Different variations and patterns have been introduced in the passapalli (dice-board) designs of Sambalpuri saris.

“These modern Sambalpuri and Bomkai prints are in high demand. Women prefer the light-coloured saris with bright abstract prints to the age-old typical pattern. Be it Sambalpuri cotton or silk, the new designs are attracting many sari lovers,” said Surat Sahoo, sales person of a handloom showroom of Boyanika in Market Building here.

The price range of these modern Sambalpuri, Bomkai and Cutaki sari, however, do not differ much from the traditional ones.

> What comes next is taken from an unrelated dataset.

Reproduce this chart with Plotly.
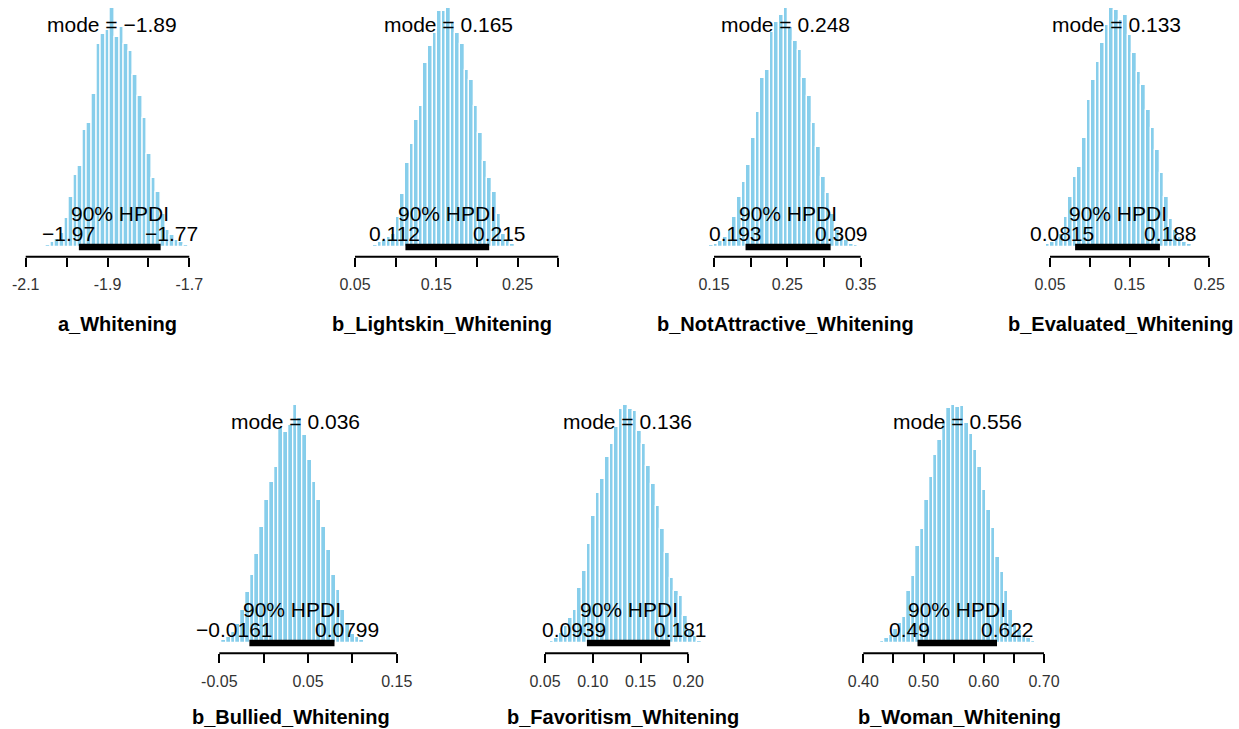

Starting from Rs 2,000, they are priced up to Rs 25,000. However, these modern prints have failed to attract a section of sari enthusiasts, who feel the gradual fusion of modern patterns is obliterating Oriya tradition and exclusivity of the saris.

Fifty-five-year-old Shreeradha Pani said: “I seriously wonder, what is wrong with today’s young women and girls. They want to change everything around, even the saris. The sankha, chakra, phula define our saris, and now they are all geared up to change it to camels and ducks and fish.”

Earlier this month, handloom and textile department had organised a programme in the city where fashion designers Sabyasachi Mukherjee and Anjali Kalia were seen interacting with weavers of the state.

They would be promoting the ethnic style, pattern and textures of Oriya handlooms outside the state.